Concrete bridge that crosses the Danube in Linz

The Steyregger Bridge is a concrete bridge that crosses the Danube in the Upper Austrian capital of Linz.

== Location and history ==
The Steyregger Bridge is located immediately north/upstream of the older Steyregg railway bridge. On the Steyregger Ufer the distance between the centers of the bridge is around 75 meters, on the Linzer Ufer it is only 30 meters.

It connects Linz in the west with Steyregg in the east of the Danube River, which flows south-southeast. It is part of Donau-Straße (B 3) and has 2×2 lanes that are separated from each other and from the side sidewalks and cycle paths by guardrails. On the Linzer Ufer, the B 3 separates the operating areas of the Linz Chemical Park from the voestalpine Hütten- und Stahlwerke.

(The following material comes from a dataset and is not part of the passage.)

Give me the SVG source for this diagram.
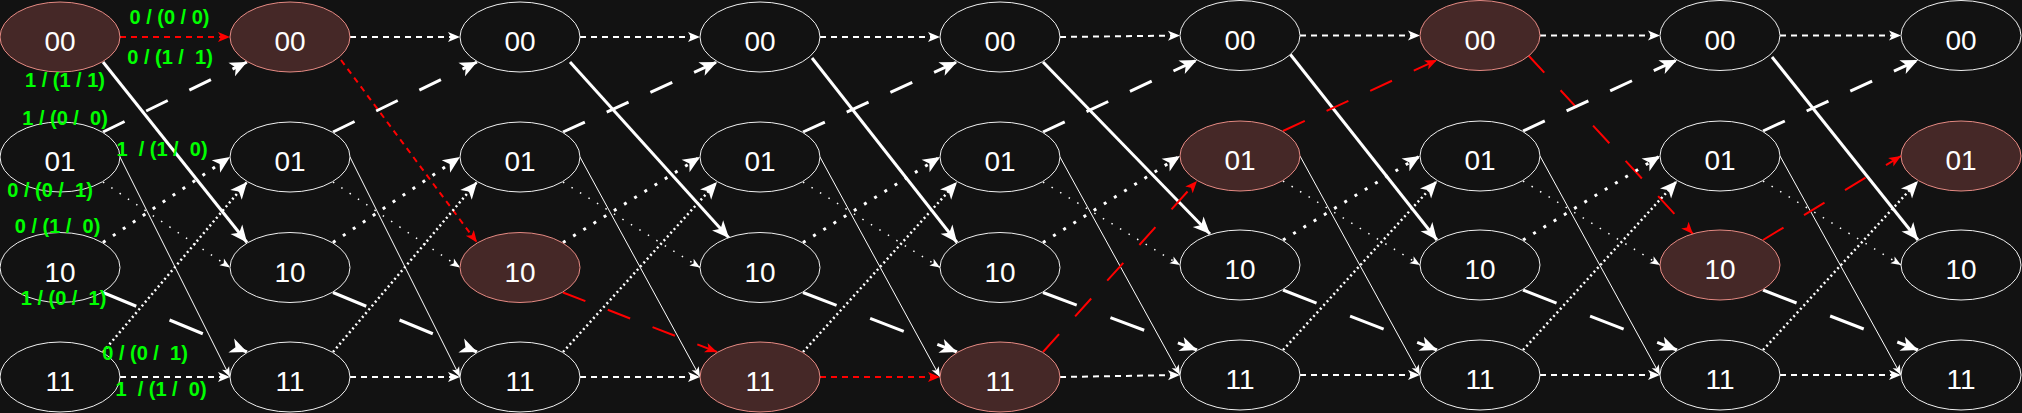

It was opened on September 12, 1979, after three years of construction. The first plans to build the road bridge were already in 1914.

== Construction ==
The 453.6 m long and 254.86 m wide bridge has an A-shaped, 44 m high pylon, which is articulated on the cantilever arms of the pylon cross beam on the stream pillar. Its head is braced to the carriageway support with two cables on each side. It has five openings with spans of 50.6 + 161.0 + 3 × 80.6 m, with which it bridges the edge of the bank of the industrial area, the main channel of the Danube, its edge areas and the flood zone.

Its bridge deck is a composite construction made of four steel solid wall girders and a 20 cm thick reinforced concrete slab.

The bridge was built on behalf of the Upper Austrian state government in a joint venture between the construction companies Hamberger Baugesellschaft, Mayreder Krauss & Co and Porr AG in collaboration with VOEST-Alpine. The planning and construction management was carried out by Waagner-Biro.